'The War Room' at 30, and 'Shattered Glass' at 20
On the anniversaries of two movies that told 1990s stories: One about getting to Washington, D.C., and another about getting tossed out of it.
Chris Hegedus and D. A. Pennebaker’s The War Room was something that hadn’t really existed before: A cinema verite documentary about the behind-the-scenes of a presidential campaign.
The cameras followed Clinton’s campaign team during the New Hampshire primary, and eventually the general election, and had a front-row seat to some well-remembered history. We see Clinton sparring with primary opponents Paul Tsongas and Jerry Brown, dealing with (and denying) accusations that he’d had an affair with Gennifer Flowers, facing George H.W. Bush and Ross Perot, and ultimately pulling through.
In The War Room, which is now streaming on Max, we get the full Bill Clinton Experience: He was an extremely flawed man, but also an uncommonly skilled politician. And that would be the story of his presidency, which continued to have repercussions long after he left office.
The film, which arrived in November of 1993 – 30 years ago this week — was the start of several things. It helped to establish the myth-making around Bill Clinton’s political rise and presidency, while also cementing the political consultants at the center of the film, James Carville and George Stephanopoulos, as celebrities. We see them on the trail and also see their sides of conversations with reporters as they try to spin the news of the day.
There didn’t used to be such a thing as celebrity political advisers; in the days of Watergate and Iran-Contra, presidential advisors usually only became famous if they got arrested or indicted. But since then, it’s more the rule than the exception. These days, if someone runs a presidential campaign that goes the distance, or even one that doesn’t make it quite that far, that person will end up with a prominent media career, if they didn’t have one already.
Carville – who would go on to marry Mary Matalin, who worked on the Bush campaign that year — would essentially dine out on the 1993 campaign, and the film that depicted it, for the ensuing several decades. As for Stephanopoulos, who was still in his 20s at the time of the 1993 campaign, he’s seen in the film as a guest on ABC’s This Week, a show of which he’s now the host. And most movies about politics in the 1990s — starting with Michael J. Fox in The American President — would have a Stephanopoulos stand-in.
The book Primary Colors would provide a fictionalized version of these same events and the same dynamics, and Mike Nichols’ 1998 movie version — released at the absolute height of the Lewinsky scandal — would enshrine those events further for posterity.

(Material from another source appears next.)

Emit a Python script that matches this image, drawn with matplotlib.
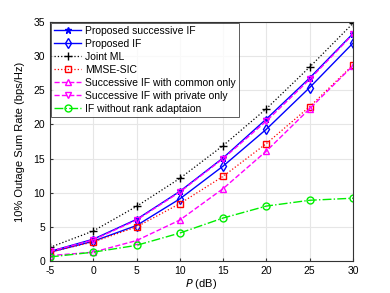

The War Room was about the quest to get to DC, while another movie, set the same year as the arrival of Primary Colors, was set in that city, about a man who was (deservedly) exiled from there.
Not everyone in 2003 was excited about the prospect of a movie set at the Washington political magazine The New Republic in the mid-1990s, but I for one absolutely was. And when Shattered Glass arrived that November— 20 years ago this month — I wasn’t disappointed.
Shattered Glass, written and directed by Billy Ray, dramatized a journalism scandal from just a few years earlier, when Stephen Glass, a young hotshot journalist with The New Republic, was found to have fabricated several stories. Glass, like much of the magazine’s staff, was in his early 20s at the time.
Hayden Christensen, then and now best known for playing Anakin Skywalker in the Star Wars prequels, plays a much shiftier villain here- he’s portrayed as a brilliant but needy weirdo, constantly asking “Are you mad at me?” at even the lightest confrontation.
These colleagues (played by the likes of Chloe Sevigny and Melanie Lynskey) like him but are jealous- after all, how come they can’t come up with the sort of juicy stories he does? (For old-school TNR heads: Hank Azaria played the former editor, Michael Kelly, despite not looking anything like him, while Ted Kotcheff — director of First Blood, The Apprenticeship of Duddy Kravitz, and Weekend at Bernie’s — played magazine owner Marty Peretz.)
It’s a fascinating performance, with Glass portrayed as a character who’s nervous all the time, yet is confident enough to get away with lying about just about everything.
The film mostly focuses on “Hack Heaven,” a piece Glass wrote about a teenage hacker who had hacked into a software company called Jukt Micronics, and ended up hired by the company, in a scene that took place at the National Assembly of Hackers. However, the hacker, the company, and the conference were all fictitious. The film’s entire second half is the story unraveling, with new editor Charles Lane (Peter Saarsgaard.) The story unravels due to the work of two Forbes reporters (Steve Zahn and Rosario Dawson), who smelled a rat.
The process of the unraveling is presented fascinatingly, especially considering how early in the evolution of the web these events took place. A decade later, Glass’ stories probably would have fallen apart with days, rather than months. Shattered Glass arrived, in fact, shortly after the Jayson Blair scandal at the New York Times.
Glass was essentially banished from journalism after the scandal, and spent many of the ensuing years trying, and failing, to become a lawyer. This story, about Glass’ post-scandal life, could make its own movie.
Shattered Glass, which is streaming on the Roku Channel and other FAST streaming services, is first-rate as both a journalism movie and a Washington, D.C. movie.